Structural Basis for the Interaction and Processing of beta-Lactam Antibiotics by L,D-Transpeptidase 3 (Ldt(Mt3)) from Mycobacterium tuberculosis

Abstract

Targeting Mycobacterium tuberculosis peptidoglycans with beta-lactam antibiotics represents a strategy to address increasing resistance to antitubercular drugs. beta-Lactams inhibit peptidoglycan synthases such as L,D-transpeptidases, a group of carbapenem-sensitive enzymes that stabilize peptidoglycans through 3 -> 3 cross-links. M. tuber-culosis encodes five L,D-transpeptidases (Ldt(Mt1)(-5)), of which Ldt(Mt3) is one of the less understood. Herein, we structurally characterized the apo and faropenem-acylated forms of Ldt(Mt)3 at 1.3 and 1.8 A resolution, respectively. These structures revealed a fold and catalytic diad similar to those of other Ldts(Mt) enzymes, supporting its involvement in transpeptidation reactions despite divergences in active site size and charges.
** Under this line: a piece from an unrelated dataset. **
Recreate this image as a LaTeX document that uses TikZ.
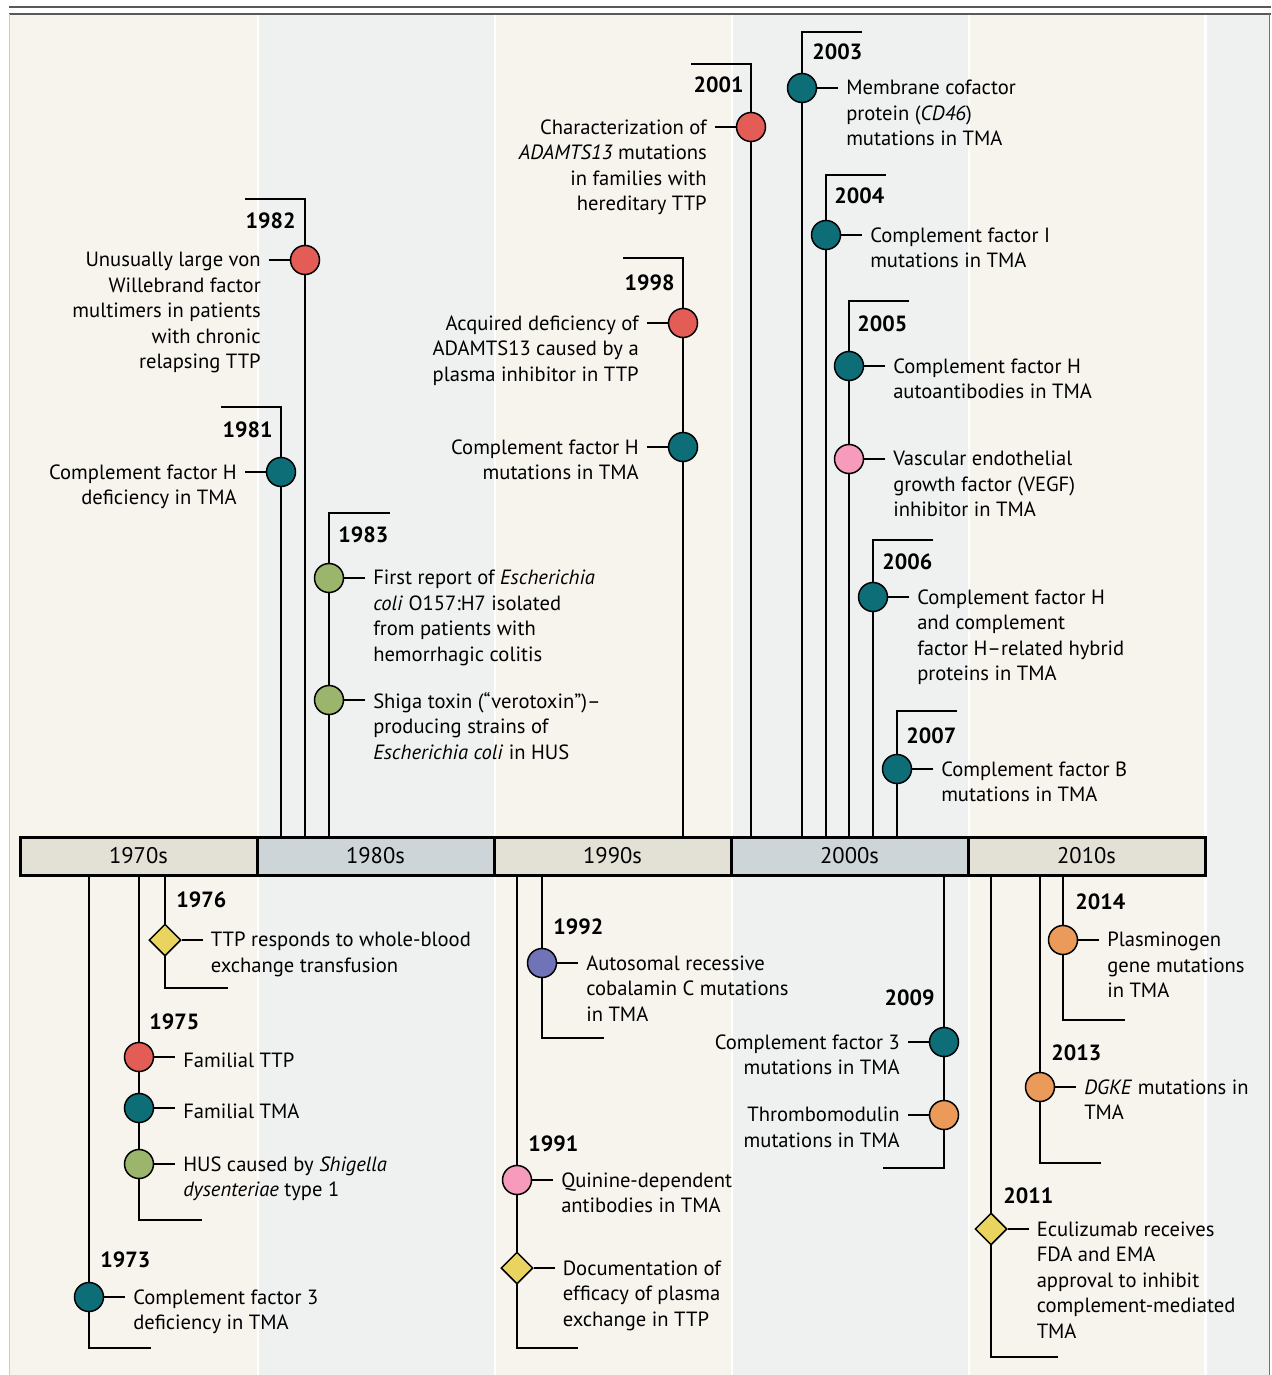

The Ldt(Mt3)-faropenem structure indicated that faropenem is degraded after Cys-246 acylation, and possibly only beta-OH-butyrate or an acetyl group (C2H3O) covalently attached to the enzyme remains, an observation that strongly supports the notion that Ldt(Mt3) is inactivated by beta-lactams. Docking simulations with intact beta-lactams predicted key Ldt(Mt3) residues that interact with these antibiotics. We also characterized the heat of acylation involved in the binding and reaction of Ldt(Mt3) for ten beta-lactams belonging to four different classes, and imipenem had the highest inactivation constant. This work provides key insights into the structure, binding mechanisms, and degradation of beta-lactams by Ldt(Mt3,) which may be useful for the development of additional beta-lactams with potential antitubercular activity.